Task statement:
Show all lines from the data that include the word "this".

Items:
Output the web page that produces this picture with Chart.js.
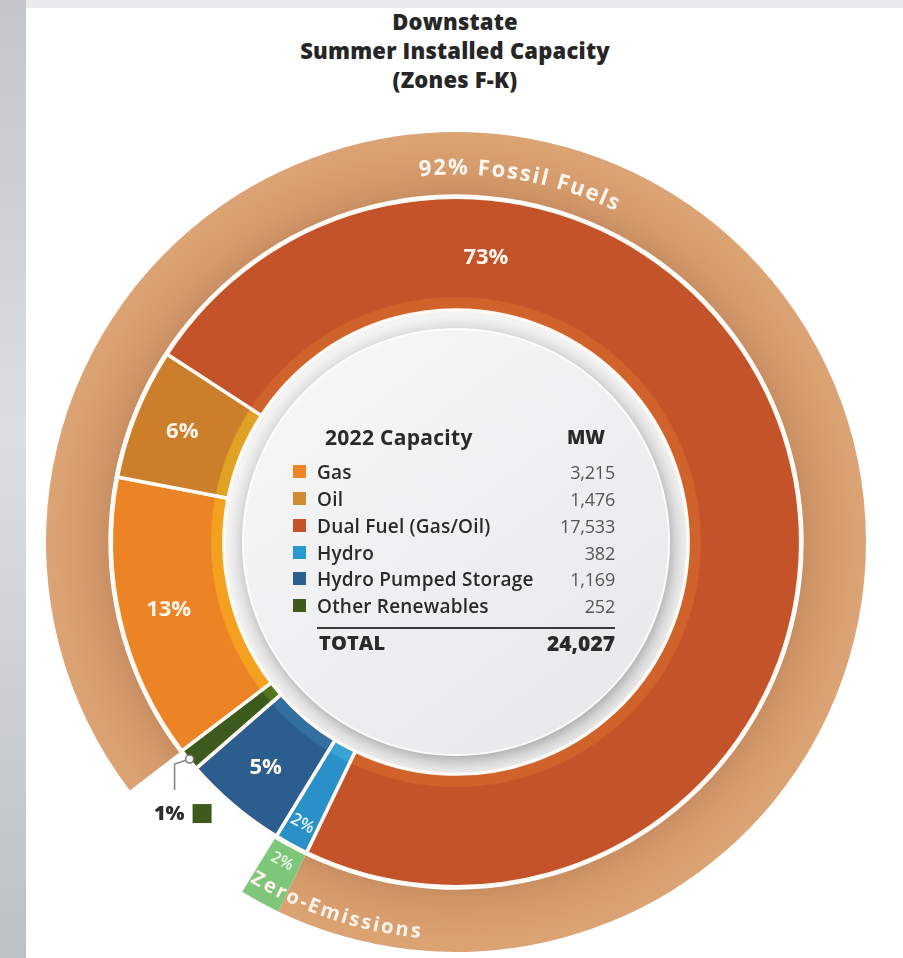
---
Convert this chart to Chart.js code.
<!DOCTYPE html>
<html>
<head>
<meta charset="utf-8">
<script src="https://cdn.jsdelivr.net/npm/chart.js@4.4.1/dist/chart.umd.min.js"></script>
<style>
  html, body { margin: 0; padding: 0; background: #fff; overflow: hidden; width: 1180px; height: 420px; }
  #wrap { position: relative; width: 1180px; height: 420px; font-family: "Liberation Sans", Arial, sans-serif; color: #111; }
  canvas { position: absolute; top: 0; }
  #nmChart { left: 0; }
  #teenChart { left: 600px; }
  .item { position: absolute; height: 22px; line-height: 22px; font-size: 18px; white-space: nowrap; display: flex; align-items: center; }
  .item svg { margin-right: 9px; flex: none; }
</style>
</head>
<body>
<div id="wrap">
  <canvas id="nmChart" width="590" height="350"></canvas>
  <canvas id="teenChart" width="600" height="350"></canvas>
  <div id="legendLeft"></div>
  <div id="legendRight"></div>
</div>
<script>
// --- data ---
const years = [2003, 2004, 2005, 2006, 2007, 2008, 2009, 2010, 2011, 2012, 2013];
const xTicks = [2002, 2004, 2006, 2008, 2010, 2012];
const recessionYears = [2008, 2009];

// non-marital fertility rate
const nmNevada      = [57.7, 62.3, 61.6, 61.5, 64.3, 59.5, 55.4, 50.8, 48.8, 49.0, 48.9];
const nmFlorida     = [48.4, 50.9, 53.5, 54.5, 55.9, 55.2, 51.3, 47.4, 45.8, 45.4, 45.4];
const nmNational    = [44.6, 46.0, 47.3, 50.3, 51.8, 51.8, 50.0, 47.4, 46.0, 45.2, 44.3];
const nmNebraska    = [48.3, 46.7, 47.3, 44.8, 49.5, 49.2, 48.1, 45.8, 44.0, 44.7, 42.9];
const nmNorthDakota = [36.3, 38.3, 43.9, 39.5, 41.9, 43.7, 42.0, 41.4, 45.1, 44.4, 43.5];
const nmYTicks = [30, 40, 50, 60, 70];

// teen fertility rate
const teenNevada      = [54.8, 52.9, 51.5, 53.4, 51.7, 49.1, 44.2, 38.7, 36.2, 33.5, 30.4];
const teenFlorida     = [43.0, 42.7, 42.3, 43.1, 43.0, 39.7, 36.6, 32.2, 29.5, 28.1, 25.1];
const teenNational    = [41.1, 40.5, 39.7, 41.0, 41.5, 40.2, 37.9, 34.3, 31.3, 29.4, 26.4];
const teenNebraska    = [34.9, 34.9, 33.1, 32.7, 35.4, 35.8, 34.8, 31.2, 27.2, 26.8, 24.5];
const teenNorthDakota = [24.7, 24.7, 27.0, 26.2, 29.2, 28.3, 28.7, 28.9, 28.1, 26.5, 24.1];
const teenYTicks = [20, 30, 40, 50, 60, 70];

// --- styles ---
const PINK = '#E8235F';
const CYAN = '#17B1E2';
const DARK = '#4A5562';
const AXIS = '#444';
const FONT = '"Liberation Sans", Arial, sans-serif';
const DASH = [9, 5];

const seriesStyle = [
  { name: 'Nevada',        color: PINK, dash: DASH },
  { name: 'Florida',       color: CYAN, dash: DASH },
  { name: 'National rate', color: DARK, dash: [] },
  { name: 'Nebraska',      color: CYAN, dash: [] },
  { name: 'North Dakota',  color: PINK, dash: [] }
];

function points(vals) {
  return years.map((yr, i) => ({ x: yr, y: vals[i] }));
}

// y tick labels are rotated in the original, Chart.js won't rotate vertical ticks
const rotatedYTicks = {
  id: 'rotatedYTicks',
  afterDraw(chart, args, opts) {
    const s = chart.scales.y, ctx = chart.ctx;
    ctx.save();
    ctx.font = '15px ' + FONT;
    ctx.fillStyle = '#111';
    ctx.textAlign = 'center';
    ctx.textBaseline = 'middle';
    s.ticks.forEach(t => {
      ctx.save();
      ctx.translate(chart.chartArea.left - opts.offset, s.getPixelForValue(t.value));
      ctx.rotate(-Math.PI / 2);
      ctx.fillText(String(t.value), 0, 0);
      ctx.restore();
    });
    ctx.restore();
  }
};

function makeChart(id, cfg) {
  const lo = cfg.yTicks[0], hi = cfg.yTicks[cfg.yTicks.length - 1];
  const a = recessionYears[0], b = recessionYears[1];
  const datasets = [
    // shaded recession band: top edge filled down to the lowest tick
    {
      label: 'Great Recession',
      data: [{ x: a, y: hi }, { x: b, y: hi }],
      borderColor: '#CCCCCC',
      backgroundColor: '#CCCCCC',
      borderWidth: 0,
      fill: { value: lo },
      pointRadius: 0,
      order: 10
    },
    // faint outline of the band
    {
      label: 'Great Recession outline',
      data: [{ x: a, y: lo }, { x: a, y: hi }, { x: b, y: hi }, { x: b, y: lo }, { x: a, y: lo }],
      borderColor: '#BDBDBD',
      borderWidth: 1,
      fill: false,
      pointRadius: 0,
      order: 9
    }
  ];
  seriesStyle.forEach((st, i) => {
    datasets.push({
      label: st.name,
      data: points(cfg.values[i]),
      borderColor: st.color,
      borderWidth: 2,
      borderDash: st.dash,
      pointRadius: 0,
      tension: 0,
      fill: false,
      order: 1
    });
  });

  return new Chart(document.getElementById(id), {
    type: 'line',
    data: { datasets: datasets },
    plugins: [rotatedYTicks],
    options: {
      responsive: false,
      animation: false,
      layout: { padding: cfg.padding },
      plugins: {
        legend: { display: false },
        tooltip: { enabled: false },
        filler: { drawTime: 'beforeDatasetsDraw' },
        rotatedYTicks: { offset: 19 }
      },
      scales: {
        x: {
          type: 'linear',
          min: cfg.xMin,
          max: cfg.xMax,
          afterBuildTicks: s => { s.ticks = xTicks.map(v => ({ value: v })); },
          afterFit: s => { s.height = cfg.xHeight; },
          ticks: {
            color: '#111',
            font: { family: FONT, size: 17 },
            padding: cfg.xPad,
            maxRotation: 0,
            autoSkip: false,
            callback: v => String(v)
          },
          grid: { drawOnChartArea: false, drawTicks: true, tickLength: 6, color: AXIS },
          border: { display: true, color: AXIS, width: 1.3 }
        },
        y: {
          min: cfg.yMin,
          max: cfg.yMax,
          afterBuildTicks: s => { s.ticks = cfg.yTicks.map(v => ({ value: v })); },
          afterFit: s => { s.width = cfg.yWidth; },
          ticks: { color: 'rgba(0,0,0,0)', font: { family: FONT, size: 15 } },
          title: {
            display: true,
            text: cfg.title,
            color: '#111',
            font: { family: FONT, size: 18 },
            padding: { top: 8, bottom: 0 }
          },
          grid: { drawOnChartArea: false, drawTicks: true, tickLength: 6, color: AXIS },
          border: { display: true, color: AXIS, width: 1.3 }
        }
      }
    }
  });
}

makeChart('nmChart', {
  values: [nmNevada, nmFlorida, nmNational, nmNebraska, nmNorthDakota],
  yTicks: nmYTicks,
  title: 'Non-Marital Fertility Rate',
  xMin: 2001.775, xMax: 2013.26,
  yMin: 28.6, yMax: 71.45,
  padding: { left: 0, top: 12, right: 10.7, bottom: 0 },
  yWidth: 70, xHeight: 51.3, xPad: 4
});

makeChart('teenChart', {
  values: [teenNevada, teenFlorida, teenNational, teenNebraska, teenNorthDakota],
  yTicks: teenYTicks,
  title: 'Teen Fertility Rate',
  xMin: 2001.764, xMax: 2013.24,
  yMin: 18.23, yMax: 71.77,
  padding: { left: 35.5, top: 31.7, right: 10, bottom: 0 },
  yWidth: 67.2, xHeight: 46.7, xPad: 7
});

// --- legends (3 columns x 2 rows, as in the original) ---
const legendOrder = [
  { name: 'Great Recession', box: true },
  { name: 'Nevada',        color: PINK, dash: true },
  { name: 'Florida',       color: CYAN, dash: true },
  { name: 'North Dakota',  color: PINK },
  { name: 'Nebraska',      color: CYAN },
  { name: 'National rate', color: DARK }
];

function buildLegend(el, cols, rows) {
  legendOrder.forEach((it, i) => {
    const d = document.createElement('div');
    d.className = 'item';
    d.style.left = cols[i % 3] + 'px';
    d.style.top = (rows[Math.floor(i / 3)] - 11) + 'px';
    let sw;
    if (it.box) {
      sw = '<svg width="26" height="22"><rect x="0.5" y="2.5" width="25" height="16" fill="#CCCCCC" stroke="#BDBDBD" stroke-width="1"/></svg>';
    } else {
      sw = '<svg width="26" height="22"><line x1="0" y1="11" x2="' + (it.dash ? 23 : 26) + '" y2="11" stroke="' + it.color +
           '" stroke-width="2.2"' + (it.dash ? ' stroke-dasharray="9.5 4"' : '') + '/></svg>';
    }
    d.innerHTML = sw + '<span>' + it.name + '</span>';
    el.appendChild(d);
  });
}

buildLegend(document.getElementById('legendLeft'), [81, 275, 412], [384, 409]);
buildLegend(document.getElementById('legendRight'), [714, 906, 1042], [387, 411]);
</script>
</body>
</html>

Response below:
Output the web page that produces this picture with Chart.js.
Convert this chart to Chart.js code.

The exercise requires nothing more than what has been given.